━━ Supplied records

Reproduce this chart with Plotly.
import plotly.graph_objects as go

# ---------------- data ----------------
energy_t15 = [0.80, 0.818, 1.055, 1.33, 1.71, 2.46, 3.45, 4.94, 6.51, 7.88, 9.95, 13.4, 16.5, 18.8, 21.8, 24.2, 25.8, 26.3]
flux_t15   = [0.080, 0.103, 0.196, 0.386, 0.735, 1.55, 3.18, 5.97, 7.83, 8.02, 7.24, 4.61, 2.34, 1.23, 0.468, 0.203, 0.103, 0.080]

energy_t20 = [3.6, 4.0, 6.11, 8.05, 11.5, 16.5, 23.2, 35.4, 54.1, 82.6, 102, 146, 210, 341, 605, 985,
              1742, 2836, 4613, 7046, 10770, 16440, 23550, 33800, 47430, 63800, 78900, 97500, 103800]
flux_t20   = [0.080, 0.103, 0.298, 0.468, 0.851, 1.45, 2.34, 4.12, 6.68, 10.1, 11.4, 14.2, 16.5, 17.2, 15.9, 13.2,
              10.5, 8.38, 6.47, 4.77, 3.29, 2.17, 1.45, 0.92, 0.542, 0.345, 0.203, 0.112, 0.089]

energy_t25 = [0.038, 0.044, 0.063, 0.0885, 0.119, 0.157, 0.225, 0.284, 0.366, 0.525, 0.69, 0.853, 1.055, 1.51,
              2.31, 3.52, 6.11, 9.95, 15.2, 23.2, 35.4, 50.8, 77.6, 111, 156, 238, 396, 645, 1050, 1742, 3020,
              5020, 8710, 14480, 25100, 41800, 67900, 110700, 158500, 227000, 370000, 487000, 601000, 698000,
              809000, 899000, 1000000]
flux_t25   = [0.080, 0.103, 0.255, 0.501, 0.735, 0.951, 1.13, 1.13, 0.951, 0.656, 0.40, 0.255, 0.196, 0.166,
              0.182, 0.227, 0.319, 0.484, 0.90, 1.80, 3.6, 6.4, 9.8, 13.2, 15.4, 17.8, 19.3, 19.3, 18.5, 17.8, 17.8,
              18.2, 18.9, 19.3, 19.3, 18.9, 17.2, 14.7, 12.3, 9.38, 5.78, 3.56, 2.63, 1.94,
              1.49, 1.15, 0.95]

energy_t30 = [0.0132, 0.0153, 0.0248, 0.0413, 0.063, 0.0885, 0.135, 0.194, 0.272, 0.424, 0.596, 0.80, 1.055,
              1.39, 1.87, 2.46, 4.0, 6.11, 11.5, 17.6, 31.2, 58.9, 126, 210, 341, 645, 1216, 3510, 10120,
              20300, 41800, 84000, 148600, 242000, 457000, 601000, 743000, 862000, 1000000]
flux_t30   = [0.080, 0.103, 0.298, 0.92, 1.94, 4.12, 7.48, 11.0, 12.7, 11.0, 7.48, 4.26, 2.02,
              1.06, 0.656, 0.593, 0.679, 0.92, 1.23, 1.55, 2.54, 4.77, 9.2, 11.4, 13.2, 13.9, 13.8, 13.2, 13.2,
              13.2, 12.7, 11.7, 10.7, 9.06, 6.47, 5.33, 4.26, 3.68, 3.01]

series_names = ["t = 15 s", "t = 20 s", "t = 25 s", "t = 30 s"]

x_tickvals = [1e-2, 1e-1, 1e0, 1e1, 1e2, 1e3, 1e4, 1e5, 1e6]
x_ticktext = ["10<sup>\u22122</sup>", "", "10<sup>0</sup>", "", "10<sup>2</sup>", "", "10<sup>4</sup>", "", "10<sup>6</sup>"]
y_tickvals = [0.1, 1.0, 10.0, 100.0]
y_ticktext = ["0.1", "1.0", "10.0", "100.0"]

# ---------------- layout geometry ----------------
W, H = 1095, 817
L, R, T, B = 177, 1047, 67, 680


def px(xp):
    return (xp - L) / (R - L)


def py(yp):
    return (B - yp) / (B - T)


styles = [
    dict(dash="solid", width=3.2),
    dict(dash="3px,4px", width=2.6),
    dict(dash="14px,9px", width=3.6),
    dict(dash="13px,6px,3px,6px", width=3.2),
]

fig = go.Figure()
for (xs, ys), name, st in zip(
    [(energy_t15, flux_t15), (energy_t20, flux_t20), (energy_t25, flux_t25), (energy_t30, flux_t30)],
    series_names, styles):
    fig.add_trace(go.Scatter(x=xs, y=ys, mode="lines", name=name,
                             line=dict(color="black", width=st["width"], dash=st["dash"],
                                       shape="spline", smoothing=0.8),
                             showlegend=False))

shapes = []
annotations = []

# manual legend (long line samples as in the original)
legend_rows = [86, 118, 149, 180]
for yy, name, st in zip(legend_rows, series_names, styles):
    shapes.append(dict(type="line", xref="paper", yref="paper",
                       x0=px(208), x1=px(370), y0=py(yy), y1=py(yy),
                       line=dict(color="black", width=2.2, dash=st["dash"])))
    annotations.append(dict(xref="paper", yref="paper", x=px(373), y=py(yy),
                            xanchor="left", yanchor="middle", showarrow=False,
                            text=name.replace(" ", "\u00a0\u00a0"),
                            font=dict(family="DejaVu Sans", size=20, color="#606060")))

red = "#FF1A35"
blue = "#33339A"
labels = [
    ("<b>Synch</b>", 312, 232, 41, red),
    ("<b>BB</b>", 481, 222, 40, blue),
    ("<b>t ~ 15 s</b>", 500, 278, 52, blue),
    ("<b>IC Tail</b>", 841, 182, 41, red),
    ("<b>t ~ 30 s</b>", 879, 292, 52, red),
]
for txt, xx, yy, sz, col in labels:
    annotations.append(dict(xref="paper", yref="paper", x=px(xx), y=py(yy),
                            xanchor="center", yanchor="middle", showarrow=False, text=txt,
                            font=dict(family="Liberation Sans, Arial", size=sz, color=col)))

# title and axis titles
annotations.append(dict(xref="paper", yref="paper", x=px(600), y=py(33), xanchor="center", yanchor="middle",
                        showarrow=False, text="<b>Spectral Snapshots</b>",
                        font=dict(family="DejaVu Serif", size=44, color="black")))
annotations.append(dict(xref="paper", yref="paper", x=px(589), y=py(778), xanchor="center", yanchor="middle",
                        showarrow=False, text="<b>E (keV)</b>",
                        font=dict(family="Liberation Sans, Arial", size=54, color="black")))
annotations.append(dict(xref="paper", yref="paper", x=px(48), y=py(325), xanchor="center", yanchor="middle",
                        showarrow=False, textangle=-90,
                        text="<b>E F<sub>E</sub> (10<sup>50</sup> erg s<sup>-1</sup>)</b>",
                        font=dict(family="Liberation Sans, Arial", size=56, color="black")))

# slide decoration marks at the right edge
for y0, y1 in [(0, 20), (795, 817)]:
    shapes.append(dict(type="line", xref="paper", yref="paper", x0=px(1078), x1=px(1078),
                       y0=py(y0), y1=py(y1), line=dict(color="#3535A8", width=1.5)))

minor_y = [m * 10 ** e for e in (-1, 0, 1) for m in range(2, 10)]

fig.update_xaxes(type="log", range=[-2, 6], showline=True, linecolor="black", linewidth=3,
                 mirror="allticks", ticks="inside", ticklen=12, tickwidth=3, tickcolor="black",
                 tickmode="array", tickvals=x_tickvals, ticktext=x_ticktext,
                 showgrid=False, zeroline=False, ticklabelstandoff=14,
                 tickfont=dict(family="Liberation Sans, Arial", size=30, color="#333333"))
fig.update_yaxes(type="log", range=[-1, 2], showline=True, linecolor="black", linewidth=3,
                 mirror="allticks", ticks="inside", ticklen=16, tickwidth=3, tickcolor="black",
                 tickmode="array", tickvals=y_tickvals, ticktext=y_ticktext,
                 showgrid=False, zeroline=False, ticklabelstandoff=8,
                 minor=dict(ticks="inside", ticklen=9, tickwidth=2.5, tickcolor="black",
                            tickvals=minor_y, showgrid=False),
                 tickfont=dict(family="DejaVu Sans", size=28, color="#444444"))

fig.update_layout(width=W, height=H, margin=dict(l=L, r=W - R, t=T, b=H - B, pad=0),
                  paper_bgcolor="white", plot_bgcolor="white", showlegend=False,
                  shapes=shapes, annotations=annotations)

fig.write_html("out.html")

━━━━
━━ Supplied records

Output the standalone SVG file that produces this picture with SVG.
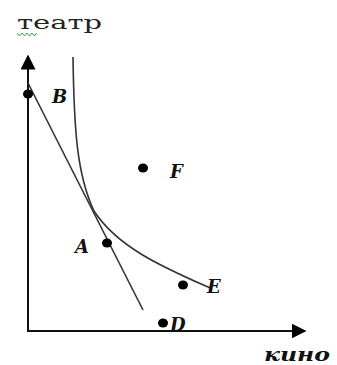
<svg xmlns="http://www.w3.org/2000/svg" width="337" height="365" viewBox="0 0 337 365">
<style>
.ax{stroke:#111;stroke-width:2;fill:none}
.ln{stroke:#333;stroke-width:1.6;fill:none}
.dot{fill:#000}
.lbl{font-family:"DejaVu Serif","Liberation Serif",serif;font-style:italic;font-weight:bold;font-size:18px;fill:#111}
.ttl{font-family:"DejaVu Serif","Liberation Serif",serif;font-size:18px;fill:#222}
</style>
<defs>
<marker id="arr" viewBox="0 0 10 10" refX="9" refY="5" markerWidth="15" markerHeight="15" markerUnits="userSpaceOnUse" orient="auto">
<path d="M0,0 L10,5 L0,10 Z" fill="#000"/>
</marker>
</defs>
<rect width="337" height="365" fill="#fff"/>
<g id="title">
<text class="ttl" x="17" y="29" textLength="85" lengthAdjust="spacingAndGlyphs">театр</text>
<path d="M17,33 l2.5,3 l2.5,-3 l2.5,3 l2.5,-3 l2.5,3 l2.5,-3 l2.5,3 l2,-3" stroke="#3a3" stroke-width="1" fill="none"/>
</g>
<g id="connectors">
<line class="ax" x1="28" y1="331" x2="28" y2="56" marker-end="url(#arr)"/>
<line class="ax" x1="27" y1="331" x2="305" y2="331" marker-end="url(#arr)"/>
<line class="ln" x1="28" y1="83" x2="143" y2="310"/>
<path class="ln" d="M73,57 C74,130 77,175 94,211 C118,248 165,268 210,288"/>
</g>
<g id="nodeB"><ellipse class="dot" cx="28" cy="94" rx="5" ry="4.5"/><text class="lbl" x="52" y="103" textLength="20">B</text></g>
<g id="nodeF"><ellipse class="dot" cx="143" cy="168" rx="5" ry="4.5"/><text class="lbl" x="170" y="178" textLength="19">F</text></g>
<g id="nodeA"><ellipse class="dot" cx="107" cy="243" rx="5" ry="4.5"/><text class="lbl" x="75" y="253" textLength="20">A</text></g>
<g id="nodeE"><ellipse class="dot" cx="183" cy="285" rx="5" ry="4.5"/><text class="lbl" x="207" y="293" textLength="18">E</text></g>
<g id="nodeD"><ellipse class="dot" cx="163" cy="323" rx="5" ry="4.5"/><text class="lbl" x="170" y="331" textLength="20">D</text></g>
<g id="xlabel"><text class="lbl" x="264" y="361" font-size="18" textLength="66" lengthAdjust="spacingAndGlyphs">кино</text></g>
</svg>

━━━━

Written request:
The lines to transcribe begin at the line with "Reproduce this chart with Plotly." and end at the line with "0.203, 0.112, 0.089]"; copy them exactly, both ends included.

Complete response:
Reproduce this chart with Plotly.
import plotly.graph_objects as go

# ---------------- data ----------------
energy_t15 = [0.80, 0.818, 1.055, 1.33, 1.71, 2.46, 3.45, 4.94, 6.51, 7.88, 9.95, 13.4, 16.5, 18.8, 21.8, 24.2, 25.8, 26.3]
flux_t15   = [0.080, 0.103, 0.196, 0.386, 0.735, 1.55, 3.18, 5.97, 7.83, 8.02, 7.24, 4.61, 2.34, 1.23, 0.468, 0.203, 0.103, 0.080]

energy_t20 = [3.6, 4.0, 6.11, 8.05, 11.5, 16.5, 23.2, 35.4, 54.1, 82.6, 102, 146, 210, 341, 605, 985,
              1742, 2836, 4613, 7046, 10770, 16440, 23550, 33800, 47430, 63800, 78900, 97500, 103800]
flux_t20   = [0.080, 0.103, 0.298, 0.468, 0.851, 1.45, 2.34, 4.12, 6.68, 10.1, 11.4, 14.2, 16.5, 17.2, 15.9, 13.2,
              10.5, 8.38, 6.47, 4.77, 3.29, 2.17, 1.45, 0.92, 0.542, 0.345, 0.203, 0.112, 0.089]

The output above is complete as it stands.